In 2007, they were Australia’s Official War Artists, deployed to Afghanistan and Iraq, and from 2011 worked on follow-up collaborations with artist Jon Cattapan about the aftermath of Australia’s wars since Vietnam, which the three artists exhibited in Melbourne across two galleries in late 2014, accompanied by a book (Framing Conflict: Contemporary War and Aftermath, Macmillan, 2014). The new paintings at DMG are part of a project assisted by a grant from the Australian Research Council. Brown’s and Green’s works have been extensively written on and included in many museum surveys and are in the collections of most of Australia’s public art collections and institutions, including the National Gallery of Australia, the Art Gallery of New South Wales, the Australian War Memorial, the National Gallery of Victoria, the Art Gallery of South Australia, the Art Gallery of West Australia, and the Queensland Art Gallery/Gallery of Modern Art, as well as many private collections in Australia and overseas.

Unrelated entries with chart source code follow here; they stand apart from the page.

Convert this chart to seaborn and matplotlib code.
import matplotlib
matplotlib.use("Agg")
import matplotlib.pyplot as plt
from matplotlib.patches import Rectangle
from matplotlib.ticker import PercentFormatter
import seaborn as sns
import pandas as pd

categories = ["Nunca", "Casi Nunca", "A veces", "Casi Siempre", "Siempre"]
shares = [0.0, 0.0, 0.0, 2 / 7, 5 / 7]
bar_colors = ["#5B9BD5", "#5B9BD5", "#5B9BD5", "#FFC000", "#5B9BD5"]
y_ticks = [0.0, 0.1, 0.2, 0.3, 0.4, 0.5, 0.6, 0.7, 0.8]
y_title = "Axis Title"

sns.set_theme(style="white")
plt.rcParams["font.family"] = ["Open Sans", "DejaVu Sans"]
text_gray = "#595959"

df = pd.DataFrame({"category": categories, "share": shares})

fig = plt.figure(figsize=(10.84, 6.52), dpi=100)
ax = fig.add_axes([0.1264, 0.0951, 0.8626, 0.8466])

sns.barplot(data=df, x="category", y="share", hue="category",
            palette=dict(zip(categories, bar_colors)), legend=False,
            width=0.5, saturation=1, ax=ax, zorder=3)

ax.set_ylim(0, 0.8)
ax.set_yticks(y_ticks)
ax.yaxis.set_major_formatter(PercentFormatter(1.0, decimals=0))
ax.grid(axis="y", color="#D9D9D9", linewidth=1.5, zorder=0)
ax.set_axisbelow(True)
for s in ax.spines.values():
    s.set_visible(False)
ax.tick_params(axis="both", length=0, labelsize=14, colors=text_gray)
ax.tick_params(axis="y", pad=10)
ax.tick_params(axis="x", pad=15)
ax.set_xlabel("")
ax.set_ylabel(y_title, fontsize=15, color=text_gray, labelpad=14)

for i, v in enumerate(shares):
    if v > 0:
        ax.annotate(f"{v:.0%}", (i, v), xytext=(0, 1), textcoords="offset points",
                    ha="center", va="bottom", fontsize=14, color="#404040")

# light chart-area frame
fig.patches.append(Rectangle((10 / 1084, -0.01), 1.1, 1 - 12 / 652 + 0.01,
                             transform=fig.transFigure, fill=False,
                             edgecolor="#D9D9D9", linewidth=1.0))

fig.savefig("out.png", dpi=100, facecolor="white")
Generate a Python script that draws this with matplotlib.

They have shown that conflict shapes contemporary culture by uncovering and exploring the violence of globalization, inventing a postcolonial idea of cultural memory, as Stockholm Svenska Dagbladet (1998) wrote, “To work with double worlds, double vision” was very different to prevailing currents in art-making. Renowned novelist Alex Miller has explained that their contribution is to reimagine the Australian artist’s place in European culture. Peter Conrad, in the culmination of At Home in Australia (2003) writes of their art as “glimpses of Australia’s unconsciousness, and possibly previews of the society that is in the process of becoming.” Critic Dan Rule (2014) explains their paintings, “The lasting resonance of this work, which is rich in personal and historical references, is that of the sheer historical, social, spiritual, political and infrastructural complexity and repercussions of conflict on us all.”

Created by layering, modifying and copying found images, drawings and the documentary photographs they take in their fieldwork around the world, Lyndell Brown and Charles Green always select source material for its intuited visual charge and historical depths. During their deployment as Australia’s Official War Artists in 2007 in Afghanistan and Iraq, Brown and Green were intensely conscious of the tensions and the ethics of collecting, documenting and representing in conflict zones, as in Australia with its own layers of wars waged at home. The archive of art and the turbulence of history are worlds that connect in their cosmopolitan art, along with the concept of a post-national culture. This is why their quotation of found images are drawn from a rich archive of global visual history, for instance of the Apollo 11 moon landing gathered from NASA documentation, of meetings with other artists around the world, of family photographs, of grandparents at the Western Front, from the two artists’ repeated walks across remote valleys of the Grampians in western Victoria over many decades, to near-perfect copies of paintings in European art museums, for example Parmigianino’s Antea (1525), that have haunted them both.

The artists reorganise and sift both iconic and obscure expressions of human culture, and also their own Australian family histories that directly touched the edges of the panorama of world history, for instance during both World Wars. With no singular event in history to rest on, their powerful, constructed tableaux, first gathered into giant collages fixed across their studio walls and then made the basis of their paintings, mediate a history pinned in place in a panoramic perspective, both indexes of contemporary world-making and memory palaces. As they say, “we have always made paintings that show how the past survives into the present. The delineation of memory palaces filled with recollections from the artists’ lives in the paintings of their solo exhibition ‘Evening Star’ at Dominik Mersch Gallery are the 2024 bookend to the commission they received for the Australian Tapestry Workshop, Melbourne, to complete a large work, ‘Morning Star’ (2018) for the Sir John Monash Centre National Monument, Villers-Bretonneux, France, which opened in 2018, where, instead of depicting action, they evoked the affect of the anxious arrival of Australians, carrying intense, sensory recollections of Australian landscape all the way to the Front.